Novelist Alison Potter's parents settled on a name she was happy with for 40 years. But then, as she recently wrote in The Guardian, on the verge of publishing her debut thriller Wink Murder, her publisher informed her that her name must be changed.

Pen names have long been used by novelists - think Mark Twain, George Orwell or Lewis Carroll - and the reasons are diverse. Privacy is a common justification, as is a desire to maintain some separation between one's writing and one's personal life. Louisa May Alcott may be known for her wholesome family novels, but she paid the bills by secretly writing racy thrillers, mysteries and romances for the more lucrative magazine market under the name A.M. Barnard.

Others have opted for pen names to avoid discrimination. Charlotte Bronte first published Jane Eyre under the masculine name Currer Bell, because she and her sisters Anne and Emily (also known as Acton and Ellis Bell) believed critics to be prejudiced against female authors.
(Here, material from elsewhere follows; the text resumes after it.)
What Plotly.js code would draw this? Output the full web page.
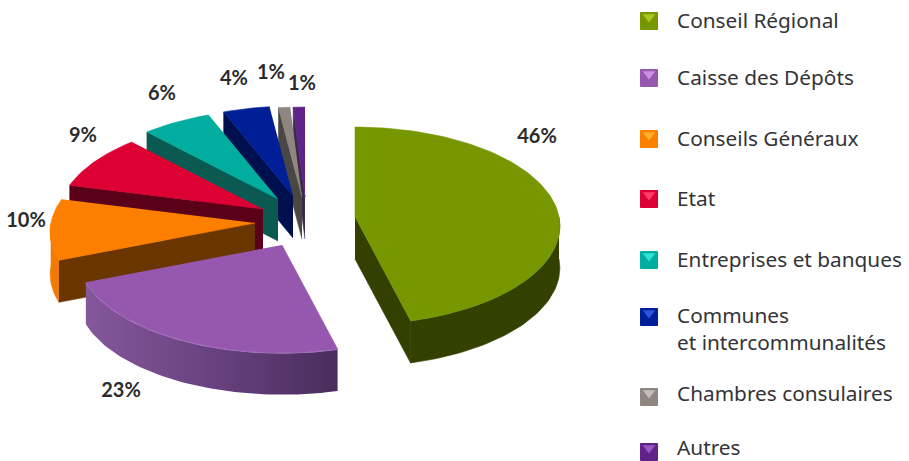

Even J.K. Rowling switched Joanne for gender-neutral initials because her publisher was concerned boys would not read books written by a woman.

For some, like Agatha Christie, a nom-de-plume allows the author to publish novels in a different genre while avoiding reader confusion. She published her romance novels under the name Mary Westmacott.

But sometimes your name just doesn't suit the marketing department's aspirations. The problem with Alison Potter "was that it was safe, dependable, middle-of-the-road", even middle-aged. Not exactly desirable attributes in a thriller novel, nor it appears in a thriller writer. Perhaps that's why snappy pseudonyms are relatively common in the crime and thriller genres, such as John Le Carré or Lee Child.

So how do authors come up with pen names?

It is often said that the first letter of your chosen surname should fall within the first half of the alphabet. This should place your books at eye level in the book shop, not, as I once heard Fay Weldon lament, "buried amongst the cobwebs on the bottom right shelf." (Weldon's comment made such an impression that it was one of the reasons I put to my husband when I decided against taking his W-commencing surname. Should I write a novel some day, then retaining my S would place my books if not at eye level, then at least closer to thigh level. Let's just call it future proofing.)

Don't opt for a common name like Smith or Jones unless you have a distinctive and memorable first name, but steer clear of anything too exotic or unpronounceable. You'll want to stand out - but not too much, so make sure you do a google search first. You don't want any nasty surprises in the antics of your namesakes.

Alison Potter tried out various surnames within her extended family, before compiling a shortlist of names from graveyards and film websites. Eventually she settled on Ali Knight, because it was "strong, confident and felt crimey", with the added benefit of placing her in the illustrious company of Stephen King and Stieg Larsson on the bookshop shelf.

Or you could follow the advice of crime writer CC Benison, who, writing in the National Post, suggests the first name of your childhood best friend, followed by the surname of your favourite literary character.

That would make my pen name Miriam Bennett. I'm not sure it takes me out of the middle-of-the-road or middle-aged categories, but it would elevate any future works of fiction to eye level. That alone makes it worth considering.

What are your thoughts on pen names? What would you consider when coming up with one? What would yours be?